Editor in Chief, Owner/Operator, Board Game Fanatic, Father of Three, and Nice Guy, Cyrus has always enjoyed board, card, miniature, role playing, and video games, but didn't get back into the hobby seriously until early 2000. Once he did, however, he was hooked. He now plays board games with anyone and everyone he can, but enjoys playing with his children the most. Video games continue to be of real interest, but not as much as dice and little miniatures. As he carefully navigates the ins and outs of parenting, he does his very best to bestow what wisdom he has and help nurture his children's young minds. It is his hope and ambition to raise three strong, honorable men who will one day go on to do great things and buy their Mom and Dad a lobster dinner. Cyrus goes by the handle fathergeek on Board Game Geek. You can also check him out on CyrusKirby.com. Yes, he has a URL that is his name. His ego knows no bounds, apparently....

2 Responses to Karma Crystals: First Five Games Review

  1. Our kids love this game too. Great review! As Parent Geeks, we have a little trouble with the shards too, but the kids don’t have any issues with them.

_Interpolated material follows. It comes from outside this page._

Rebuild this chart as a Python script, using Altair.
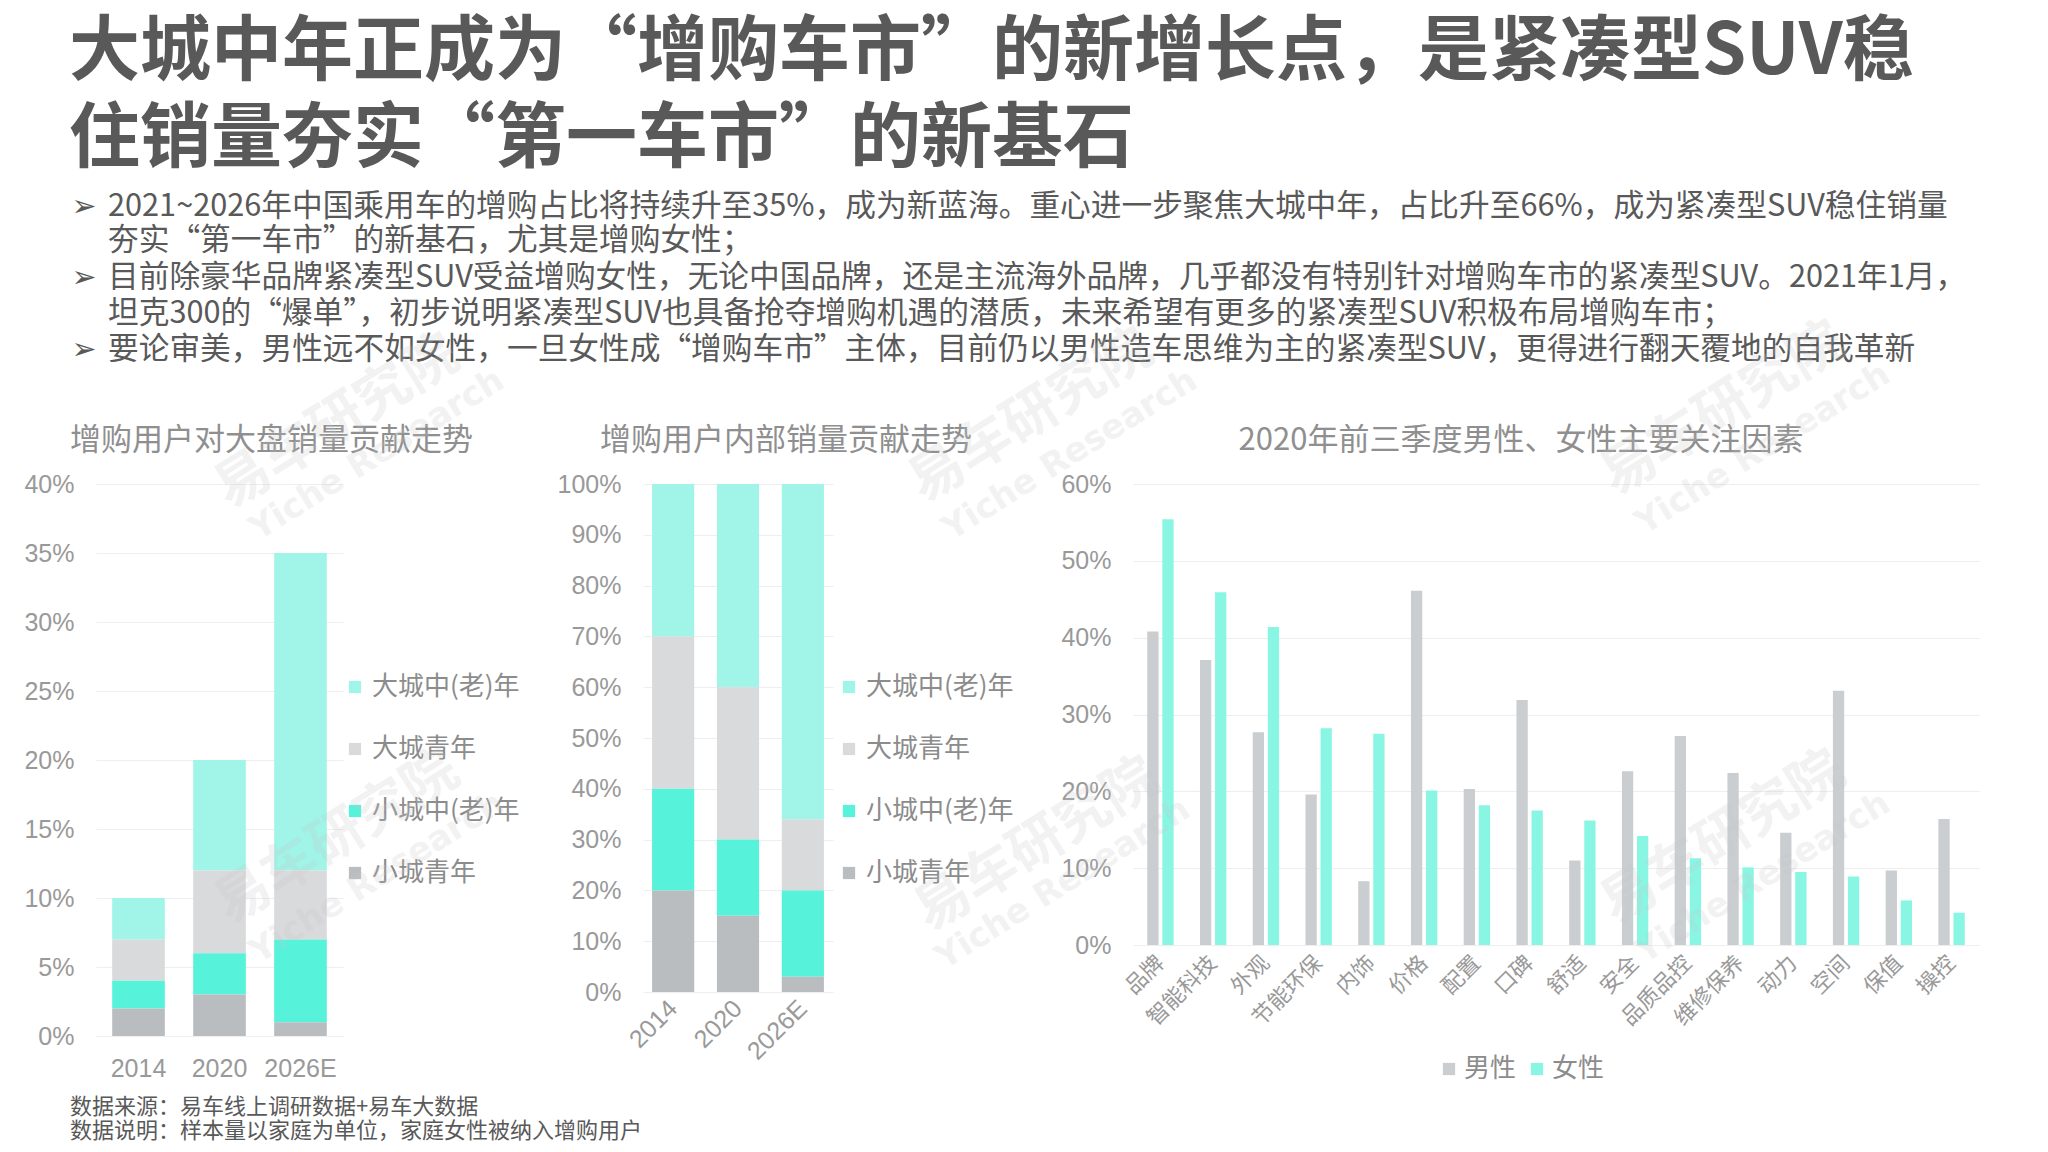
import altair as alt
import pandas as pd

# ---------------- data ----------------
years = ["2014", "2020", "2026E"]
segments = ["大城中(老)年", "大城青年", "小城中(老)年", "小城青年"]
seg_colors = ["#a0f5e8", "#d9dadc", "#56f2da", "#babdc0"]
stack_rank = [4, 3, 2, 1]  # bottom = 小城青年

# share of total market (%), per segment, per year
total_big_mid = [3, 8, 23]
total_big_young = [3, 6, 5]
total_small_mid = [2, 3, 6]
total_small_young = [2, 3, 1]

# share inside add-on buyers (%), per segment, per year
inner_big_mid = [30, 40, 66]
inner_big_young = [30, 30, 14]
inner_small_mid = [20, 15, 17]
inner_small_young = [20, 15, 3]

factors = ["品牌", "智能科技", "外观", "节能环保", "内饰", "价格", "配置", "口碑",
           "舒适", "安全", "品质品控", "维修保养", "动力", "空间", "保值", "操控"]
male = [40.8, 37.1, 27.7, 19.6, 8.3, 46.1, 20.3, 31.9, 11.0, 22.6, 27.2, 22.4, 14.6, 33.1, 9.7, 16.4]
female = [55.4, 45.9, 41.4, 28.2, 27.5, 20.1, 18.2, 17.5, 16.2, 14.2, 11.3, 10.1, 9.5, 8.9, 5.8, 4.2]
genders = ["男性", "女性"]
gender_colors = ["#caced1", "#89f6e3"]

title_lines = ["大城中年正成为“增购车市”的新增长点，是紧凑型SUV稳",
               "住销量夯实“第一车市”的新基石"]
bullet_lines = [
    "2021~2026年中国乘用车的增购占比将持续升至35%，成为新蓝海。重心进一步聚焦大城中年，占比升至66%，成为紧凑型SUV稳住销量",
    "夯实“第一车市”的新基石，尤其是增购女性；",
    "目前除豪华品牌紧凑型SUV受益增购女性，无论中国品牌，还是主流海外品牌，几乎都没有特别针对增购车市的紧凑型SUV。2021年1月，",
    "坦克300的“爆单”，初步说明紧凑型SUV也具备抢夺增购机遇的潜质，未来希望有更多的紧凑型SUV积极布局增购车市；",
    "要论审美，男性远不如女性，一旦女性成“增购车市”主体，目前仍以男性造车思维为主的紧凑型SUV，更得进行翻天覆地的自我革新",
]
bullet_marks = [True, False, True, False, True]
chart_titles = ["增购用户对大盘销量贡献走势", "增购用户内部销量贡献走势", "2020年前三季度男性、女性主要关注因素"]
footer_lines = ["数据来源：易车线上调研数据+易车大数据", "数据说明：样本量以家庭为单位，家庭女性被纳入增购用户"]

CJK = "Noto Sans CJK SC"
NUM = "Liberation Sans"


def stack_df(big_mid, big_young, small_mid, small_young):
    rows = []
    series = [big_mid, big_young, small_mid, small_young]
    for seg, vals, rk in zip(segments, series, stack_rank):
        for yr, v in zip(years, vals):
            rows.append({"year": yr, "segment": seg, "value": v / 100.0, "rank": rk})
    return pd.DataFrame(rows)


df1 = stack_df(total_big_mid, total_big_young, total_small_mid, total_small_young)
df2 = stack_df(inner_big_mid, inner_big_young, inner_small_mid, inner_small_young)
df3 = pd.DataFrame(
    [{"factor": f, "gender": "男性", "value": m / 100.0} for f, m in zip(factors, male)]
    + [{"factor": f, "gender": "女性", "value": w / 100.0} for f, w in zip(factors, female)]
)

one = alt.Data(values=[{}])


def text_layer(txt, x, y, size, color, align="left", weight="normal", font=CJK,
               baseline="middle", angle=0, opacity=1.0):
    kw = dict(text=txt, align=align, baseline=baseline, fontSize=size, color=color,
              fontWeight=weight, font=font, opacity=opacity)
    if angle:
        kw["angle"] = angle
    return alt.Chart(one).mark_text(**kw).encode(x=alt.value(x), y=alt.value(y))


def legend_vertical(lx, ly):
    return alt.Legend(title=None, orient="none", legendX=lx, legendY=ly, direction="vertical",
                      symbolType="square", symbolSize=150, symbolStrokeWidth=0,
                      labelFont=CJK, labelFontSize=26, labelColor="#8c8c8c",
                      labelOffset=4, rowPadding=36, padding=0)


# ---------------- panel 1 ----------------
W1, H1 = 247, 552
R0 = -476
L0 = -88
frame = alt.Chart(one).mark_rect(opacity=0).encode(
    x=alt.value(L0), x2=alt.value(L0 + 2032), y=alt.value(R0), y2=alt.value(R0 + 1136))

bars1 = alt.Chart(df1).mark_bar().encode(
    x=alt.X("year:N", sort=years, scale=alt.Scale(paddingInner=0.35, paddingOuter=0.2),
            axis=alt.Axis(title=None, labelAngle=0, labelFontSize=25, labelFont=NUM,
                          labelPadding=20, grid=False)),
    y=alt.Y("value:Q", stack="zero", scale=alt.Scale(domain=[0, 0.4], nice=False),
            axis=alt.Axis(title=None, format=".0%", values=[0, 0.05, 0.1, 0.15, 0.2, 0.25, 0.3, 0.35, 0.4],
                          labelFontSize=25, labelFont=NUM, labelPadding=22, grid=True)),
    color=alt.Color("segment:N", scale=alt.Scale(domain=segments, range=seg_colors),
                    legend=legend_vertical(246, 190)),
    order=alt.Order("rank:Q", sort="ascending"),
)

layers1 = [frame, bars1]
layers1.append(text_layer(title_lines[0], -27, -431, 71, "#595959", weight="bold"))
layers1.append(text_layer(title_lines[1], -27, -344, 71, "#595959", weight="bold"))
bullet_y = [-277, -243, -206, -170, -134]
for line, ym, has_mark in zip(bullet_lines, bullet_y, bullet_marks):
    layers1.append(text_layer(line, 12, ym, 30.7, "#595959"))
    if has_mark:
        layers1.append(text_layer("➢", -12, ym, 30, "#595959", align="center", font="DejaVu Sans"))
layers1.append(text_layer(chart_titles[0], -26, -43, 31, "#8f8f8f"))
layers1.append(text_layer(footer_lines[0], -26, 635, 22, "#595959", baseline="bottom"))
layers1.append(text_layer(footer_lines[1], -26, 659, 22, "#595959", baseline="bottom"))

p1 = alt.layer(*layers1).properties(width=W1, height=H1)

# ---------------- panel 2 ----------------
W2, H2 = 190, 508
bars2 = alt.Chart(df2).mark_bar().encode(
    x=alt.X("year:N", sort=years, scale=alt.Scale(paddingInner=0.35, paddingOuter=0.14),
            axis=alt.Axis(title=None, labelAngle=-45, labelAlign="right", labelBaseline="middle",
                          labelFontSize=25, labelFont=NUM, labelPadding=12, grid=False)),
    y=alt.Y("value:Q", stack="zero", scale=alt.Scale(domain=[0, 1], nice=False),
            axis=alt.Axis(title=None, format=".0%", values=[i / 10 for i in range(11)],
                          labelFontSize=25, labelFont=NUM, labelPadding=22, grid=True)),
    color=alt.Color("segment:N", scale=alt.Scale(domain=segments, range=seg_colors),
                    legend=legend_vertical(193, 190)),
    order=alt.Order("rank:Q", sort="ascending"),
)
p2 = alt.layer(bars2, text_layer(chart_titles[1], -43, -43, 31, "#8f8f8f")).properties(width=W2, height=H2)

# ---------------- panel 3 ----------------
W3, H3 = 846, 461
bars3 = alt.Chart(df3).mark_bar().encode(
    x=alt.X("factor:N", sort=factors, scale=alt.Scale(paddingInner=0.5, paddingOuter=0.27),
            axis=alt.Axis(title=None, labelAngle=-45, labelAlign="right", labelBaseline="middle",
                          labelFontSize=22, labelFont=CJK, labelPadding=14, grid=False)),
    xOffset=alt.XOffset("gender:N", sort=genders, scale=alt.Scale(paddingInner=0.25)),
    y=alt.Y("value:Q", scale=alt.Scale(domain=[0, 0.6], nice=False),
            axis=alt.Axis(title=None, format=".0%", values=[0, 0.1, 0.2, 0.3, 0.4, 0.5, 0.6],
                          labelFontSize=25, labelFont=NUM, labelPadding=22, grid=True)),
    color=alt.Color("gender:N", scale=alt.Scale(domain=genders, range=gender_colors),
                    legend=alt.Legend(title=None, orient="none", legendX=303, legendY=572,
                                      direction="horizontal", symbolType="square", symbolSize=150,
                                      symbolStrokeWidth=0, labelFont=CJK, labelFontSize=26,
                                      labelColor="#8c8c8c", labelOffset=2, columnPadding=7,
                                      padding=0)),
)

layers3 = [bars3, text_layer(chart_titles[2], 388, -43, 31, "#8f8f8f", align="center")]
wm_big = [(-796, -62), (-102, -68), (590, -75), (-796, 354), (-96, 361), (590, 354)]
wm_small = [(-756, -29), (-63, -29), (630, -35), (-756, 394), (-70, 400), (630, 394)]
for (bx, by), (sx, sy) in zip(wm_big, wm_small):
    layers3.append(text_layer("易车研究院", bx, by, 55, "#c8c8c8", align="center", weight="bold",
                              angle=328, opacity=0.22))
    layers3.append(text_layer("Yiche Research", sx, sy, 34, "#c8c8c8", align="center", weight="bold",
                              font="DejaVu Sans", angle=328, opacity=0.22))
p3 = alt.layer(*layers3).properties(width=W3, height=H3)

chart = (
    alt.hconcat(p1, p2, p3, spacing=300, bounds="flush")
    .resolve_scale(color="independent")
    .properties(padding=0)
    .configure_view(strokeWidth=0)
    .configure_axis(domain=False, ticks=False, labelColor="#999999", gridColor="#eeeeee",
                    gridWidth=1)
)

chart.save("out.html", embed_options={"renderer": "svg", "actions": False})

Teo mentioned using chits and packaging it in a large box, but that it would increase the cost of the game to about $80 and shipping would be around $12, which seems too expensive. If it got picked up by a major manufacturer, it could probably be priced around half that. We’ll see if this game system goes to the next level or not. The review really spells it all out. Thanks! Best wishes from – George and Jackie! (Parent Geeks)

    • Cyrus says:

      Thanks for taking the time to read the review and leave a comment, George and Jackie.

      Keeping the price down is essential for publishers so they can maximize sales and turn a profit (or at the very least, break even). One of the ways this is done is by reducing the number of components or reducing the quality of the components. We see it all the time. Flimsy cards, thin game boards, and poorly printed details. None of this impacts the mechanics of the game, but it does influence the overall game play. A poorly designed game with excellent components is often held in higher regard than a very well designed game with poorly crafted components. Which I have always found to be strange…

      In the case of Karma Cyrstals, we have a good game that is being hindered by some of its components. Fair or not, players become exasperated with the bits and take it out on the game itself. Much like how people curse the Golf ball for not sinking in the hole instead of blaming their horrible backswing. The point is, this is a very good game and if people get hung up on the components, they’ll never see that. The only way to address the issue is to add better components, which will drive the price of the game up.

      Which isn’t good.

      A compromise will have to be made when the designer is able to answer this question with confidence: Do players value mechanics over substance? The only way to answer that question is to know of your audience.